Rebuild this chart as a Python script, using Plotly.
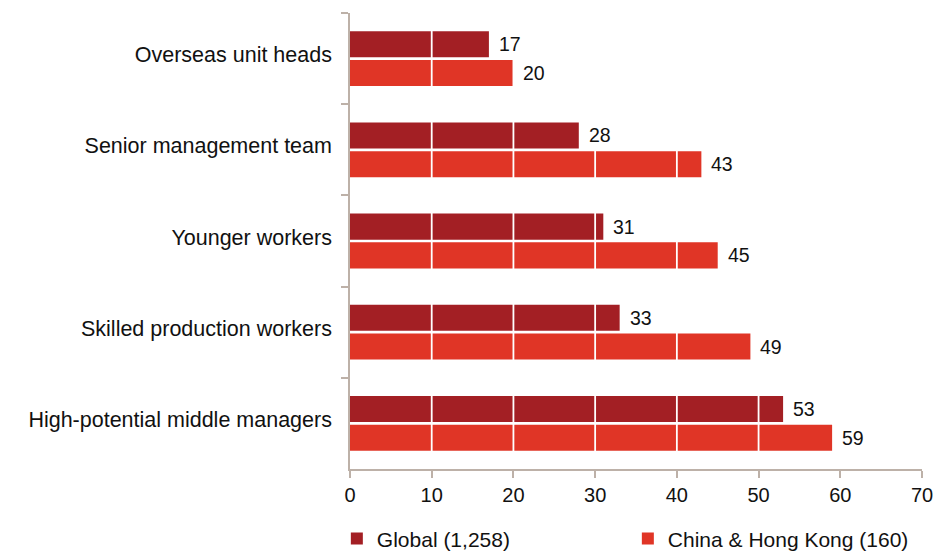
import plotly.graph_objects as go

# Survey categories, listed top to bottom
categories = [
    "Overseas unit heads",
    "Senior management team",
    "Younger workers",
    "Skilled production workers",
    "High-potential middle managers",
]
global_values = [17, 28, 31, 33, 53]
china_values = [20, 43, 45, 49, 59]
series_names = ["Global (1,258)", "China & Hong Kong (160)"]
x_ticks = [0, 10, 20, 30, 40, 50, 60, 70]

FONT = "Liberation Sans, Arial, Helvetica, sans-serif"
DARK_RED = "#A31F24"
BRIGHT_RED = "#E03526"
AXIS_COLOR = "#BDB1A8"
TEXT_COLOR = "#111111"

BARGAP = 0.37
BARGROUPGAP = 0.094
PLOT_H = 551 - 13 - 82
BAND_PX = PLOT_H / len(categories)
SLOT_PX = BAND_PX * (1 - BARGAP) / 2

fig = go.Figure()
series = [
    (series_names[0], global_values, DARK_RED, SLOT_PX / 2),
    (series_names[1], china_values, BRIGHT_RED, -SLOT_PX / 2),
]
for name, values, color, shift in series:
    fig.add_trace(
        go.Bar(
            name=name,
            y=categories,
            x=values,
            orientation="h",
            marker=dict(color=color, line=dict(width=0)),
        )
    )
    # value labels sit beside the end of each bar
    for cat, v in zip(categories, values):
        fig.add_annotation(
            x=v, y=cat, xref="x", yref="y",
            text=str(v), showarrow=False,
            xanchor="left", yanchor="middle",
            xshift=8, yshift=shift,
            font=dict(family=FONT, size=19.5, color=TEXT_COLOR),
        )

# white gridlines running across the bars
for t in x_ticks[1:-1]:
    fig.add_shape(
        type="line", xref="x", yref="y",
        x0=t, x1=t, y0=-0.45, y1=len(categories) - 0.55,
        line=dict(color="white", width=1.8),
        layer="above",
    )

fig.update_layout(
    width=947,
    height=551,
    margin=dict(l=350, r=25, t=13, b=82, autoexpand=False),
    paper_bgcolor="white",
    plot_bgcolor="white",
    barmode="group",
    bargap=BARGAP,
    bargroupgap=BARGROUPGAP,
    font=dict(family=FONT, color=TEXT_COLOR),
    showlegend=True,
    legend=dict(
        orientation="h",
        x=-0.023,
        xanchor="left",
        y=-0.108,
        yanchor="top",
        font=dict(family=FONT, size=21, color=TEXT_COLOR),
        entrywidth=246,
        traceorder="normal",
    ),
    xaxis=dict(
        range=[0, 70],
        tickvals=x_ticks,
        showgrid=False,
        zeroline=False,
        showline=True,
        linecolor=AXIS_COLOR,
        linewidth=1.5,
        ticks="outside",
        ticklen=7,
        tickcolor=AXIS_COLOR,
        tickwidth=1.5,
        tickfont=dict(family=FONT, size=20, color=TEXT_COLOR),
    ),
    yaxis=dict(
        type="category",
        categoryorder="array",
        categoryarray=categories,
        autorange="reversed",
        showgrid=False,
        zeroline=False,
        showline=True,
        linecolor=AXIS_COLOR,
        linewidth=1.5,
        ticks="outside",
        tickson="boundaries",
        ticklen=7,
        tickcolor=AXIS_COLOR,
        tickwidth=1.5,
        ticklabelstandoff=12,
        ticklabelshift=4,
        tickfont=dict(family=FONT, size=21.5, color=TEXT_COLOR),
    ),
)

fig.write_html("out.html")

— TASK TO CARRY OUT —
Extract, word for word, each line from the top of the data down to and including the line with "SLOT_PX = BAND_PX * (1 - BARGAP) / 2"; skip the pictures.

— CORRECT ANSWER —
Rebuild this chart as a Python script, using Plotly.
import plotly.graph_objects as go

# Survey categories, listed top to bottom
categories = [
    "Overseas unit heads",
    "Senior management team",
    "Younger workers",
    "Skilled production workers",
    "High-potential middle managers",
]
global_values = [17, 28, 31, 33, 53]
china_values = [20, 43, 45, 49, 59]
series_names = ["Global (1,258)", "China & Hong Kong (160)"]
x_ticks = [0, 10, 20, 30, 40, 50, 60, 70]

FONT = "Liberation Sans, Arial, Helvetica, sans-serif"
DARK_RED = "#A31F24"
BRIGHT_RED = "#E03526"
AXIS_COLOR = "#BDB1A8"
TEXT_COLOR = "#111111"

BARGAP = 0.37
BARGROUPGAP = 0.094
PLOT_H = 551 - 13 - 82
BAND_PX = PLOT_H / len(categories)
SLOT_PX = BAND_PX * (1 - BARGAP) / 2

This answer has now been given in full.